The intense fans in Philadelphia are similar to the ones in New York and Chicago. The attention on the Phillies is just as bright as the focus on teams in other major cities. And the expectations -- to win -- are the same in Philadelphia as they are in New York and Chicago.

“I’m selfish. I want to win,” Girardi said. “That’s why I came here, because I think there’s a great opportunity to win here because you have a dedicated ownership, you have a dedicated general manager and front office, and you have dedicated fans that support this club and want the same thing.”

The Phillies invested a half-billion dollars in their roster last winter and are gearing up for another big offseason. Last season was a disappointment, but that will not change the expectations the team will carry into spring training. The Phillies did not hire Girardi to end another season in September.

The Phillies brass fired Gabe Kapler earlier this month in California and decided on their flight home that their next manager would carry major-league experience. Other teams are handing their dugouts over to rookie managers, but the Phillies limited their interviews to Girardi, Dusty Baker, and Buck Showalter.

After Kapler’s two seasons without a winning record, the Phillies had a type in mind. Girardi brought experience, and also a willingness to use analytics. He will bring a balance of old-school thinking into a dugout that became a bit too reliant on new-age trends. Girardi was the team’s ideal candidate.

“We’ve reached a place where it is time to win. No questions asked, it is time to win right now,” general manager Matt Klentak said. “That lends itself to bringing in a guy who has done that, who has won in the toughest markets with the pressures and has hoisted that World Series trophy over his head.
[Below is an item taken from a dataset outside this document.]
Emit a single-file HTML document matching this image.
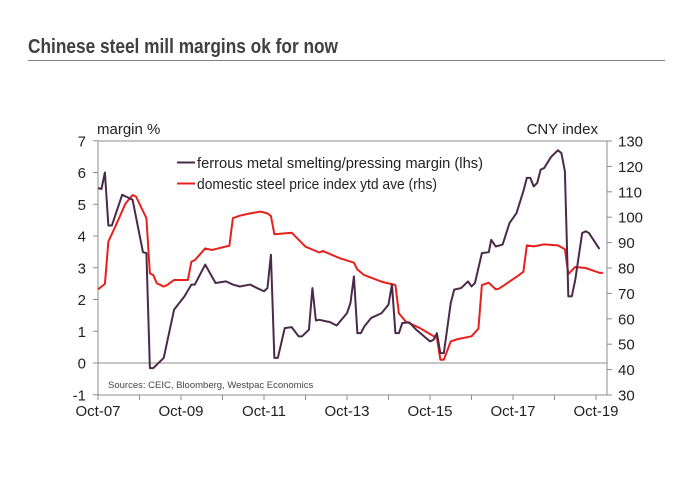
<!DOCTYPE html>
<html><head><meta charset="utf-8"><style>
body{margin:0;background:#fff;}
svg{display:block;font-family:"Liberation Sans",Arial,sans-serif;}
</style></head><body>
<svg width="700" height="495" viewBox="0 0 700 495">
<text x="28" y="53" font-size="20" font-weight="bold" fill="#404040" textLength="310" lengthAdjust="spacingAndGlyphs">Chinese steel mill margins ok for now</text>
<line x1="28" y1="60.5" x2="665" y2="60.5" stroke="#7f7f7f" stroke-width="1"/>
<g id="axes"></g>
<g id="series"></g>
<text x="97" y="134" font-size="15" fill="#222">margin %</text>
<text x="598" y="134" font-size="15" fill="#222" text-anchor="end">CNY index</text>
<line x1="177" y1="162.5" x2="195" y2="162.5" stroke="#4a2a4a" stroke-width="2"/>
<text x="197" y="168" font-size="14.5" fill="#222" textLength="286" lengthAdjust="spacingAndGlyphs">ferrous metal smelting/pressing margin (lhs)</text>
<line x1="177" y1="183.5" x2="195" y2="183.5" stroke="#e8201c" stroke-width="2"/>
<text x="197" y="189" font-size="14.5" fill="#222" textLength="240" lengthAdjust="spacingAndGlyphs">domestic steel price index ytd ave (rhs)</text>
<text x="108" y="388" font-size="9.5" fill="#444">Sources: CEIC, Bloomberg, Westpac Economics</text>
</svg>
<script>
const xLabels=["Oct-07","Oct-09","Oct-11","Oct-13","Oct-15","Oct-17","Oct-19"];
const xLabelMonths=[0,24,48,72,96,120,144];
const leftTicks=[-1,0,1,2,3,4,5,6,7];
const rightTicks=[30,40,50,60,70,80,90,100,110,120,130];
const marginMonths=[0,1,2,3,4,7,10,13,14,15,16,19,22,25,27,28,31,34,37,39,41,44,46,48,49,50,51,52,54,56,58,59,61,62,63,64,66,67,69,72,73,74,75,76,77,79,81,82,84,85,86,87,88,90,92,96,97,98,99,100,102,103,105,107,108,109,111,113,113.7,115,117,119,121,123,124,125,126,127,128,129,131,133,134,135,136,137,138,140,141,142,145];
const marginValues=[5.51,5.48,6.0,4.33,4.33,5.3,5.14,3.49,3.46,-0.16,-0.16,0.16,1.68,2.1,2.47,2.47,3.1,2.52,2.57,2.47,2.41,2.47,2.36,2.26,2.36,3.41,0.16,0.16,1.1,1.13,0.84,0.84,1.05,2.36,1.34,1.36,1.31,1.29,1.18,1.57,1.89,2.73,0.94,0.94,1.15,1.42,1.52,1.57,1.84,2.47,0.94,0.94,1.26,1.28,1.05,0.68,0.73,0.94,0.31,0.31,1.89,2.31,2.36,2.57,2.41,2.52,3.46,3.49,3.88,3.67,3.73,4.41,4.72,5.41,5.83,5.83,5.56,5.67,6.09,6.14,6.49,6.7,6.61,6.04,2.1,2.1,2.62,4.09,4.15,4.09,3.59];
const priceMonths=[0,2,3,5,8,10,11,14,15,16,17,19,20,22,26,27,28,31,33,38,39,41,44,47,49,50,51,56,60,64,65,70,74,75,77,82,86,87,89,93,98,99,100,102,104,108,110,111,113,115,116,121,123,124,126,129,133,135,136,138,141,145,146];
const priceValues=[71.6,73.7,90.4,96.3,105.5,108.7,108.1,99.6,77.9,77.2,74,72.7,73.3,75.3,75.3,82.5,83.1,87.7,87.1,88.8,99.6,100.6,101.5,102.2,101.5,100.5,93.3,93.9,88.4,86.1,86.7,83.8,82.1,79.4,77.2,74.6,73.3,62.2,58.9,56.4,52.4,43.9,43.9,51.1,52,53.1,56.1,73.3,74.2,71.6,71.9,76.5,78.5,88.9,88.5,89.3,88.9,87.4,77.6,80.4,80,78.1,78.1];

const NS="http://www.w3.org/2000/svg";
const X0=98,X1=607,YT=141,YB=395;
const xs=m=>98+m*41.5/12;
const yl=v=>363-v*31.75;
const yr=v=>395-(v-30)*2.54;
function mk(tag,attrs,parent){const e=document.createElementNS(NS,tag);for(const k in attrs)e.setAttribute(k,attrs[k]);parent.appendChild(e);return e;}
const ax=document.getElementById('axes');
let e;
e=mk('line',{x1:X0,y1:YT,x2:X1,y2:YT,stroke:'#8c8c8c'},ax);


e=mk('line',{x1:X0,y1:YT,x2:X0,y2:YB,stroke:'#8c8c8c'},ax);


e=mk('line',{x1:X1,y1:YT,x2:X1,y2:YB,stroke:'#8c8c8c'},ax);


e=mk('line',{x1:X0,y1:YB,x2:X1,y2:YB,stroke:'#8c8c8c'},ax);


e=mk('line',{x1:X0,y1:yl(0),x2:X1,y2:yl(0),stroke:'#8c8c8c'},ax);


leftTicks.forEach(v=>{const y=yl(v);
 e=mk('line',{x1:X0-5,y1:y,x2:X0,y2:y,stroke:'#8c8c8c'},ax);
 
 
 e=mk('text',{x:86,y:y+5.5,'font-size':15,fill:'#222','text-anchor':'end'},ax);e.textContent=v;
 
 });
rightTicks.forEach(v=>{const y=yr(v);
 e=mk('line',{x1:X1,y1:y,x2:X1+5,y2:y,stroke:'#8c8c8c'},ax);
 
 
 e=mk('text',{x:618,y:y+5.5,'font-size':15,fill:'#222'},ax);e.textContent=v;
 
 });
for(let m=0;m<=144;m+=12){const x=xs(m);
 e=mk('line',{x1:x,y1:YB,x2:x,y2:YB+5,stroke:'#8c8c8c'},ax);
 
 }
xLabels.forEach((l,i)=>{
 e=mk('text',{x:xs(xLabelMonths[i]),y:416,'font-size':15,fill:'#222','text-anchor':'middle'},ax);e.textContent=l;
 
 });
const sg=document.getElementById('series');
e=mk('polyline',{points:priceMonths.map((m,i)=>xs(m)+','+yr(priceValues[i])).join(' '),fill:'none',stroke:'#e8201c','stroke-width':2,'stroke-linejoin':'round'},sg);


e=mk('polyline',{points:marginMonths.map((m,i)=>xs(m)+','+yl(marginValues[i])).join(' '),fill:'none',stroke:'#4a2a4a','stroke-width':2,'stroke-linejoin':'round'},sg);


</script>
</body></html>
I think that’s all what lead us to Joe.”

Girardi has reached out to roughly two dozen Phillies players since being hired. He called Rhys Hoskins and Bryce Harper and even spoke to Vince Velasquez while the pitcher was vacationing in Thailand. Everybody seems excited, Hoskins said.

And then Girardi received a text message from Pete Mackanin, who was Girardi’s first minor-league manager and told him 30 years ago that he was headed to the big leagues. Mackanin, the Phillies manager from 2015-17, was congratulating the man who was taking over his old office. Girardi had yet another connection to the Phillies.

“He said, ‘Check for the change in the drawer,’ and he would appreciate it if I sent it back,” Girardi said.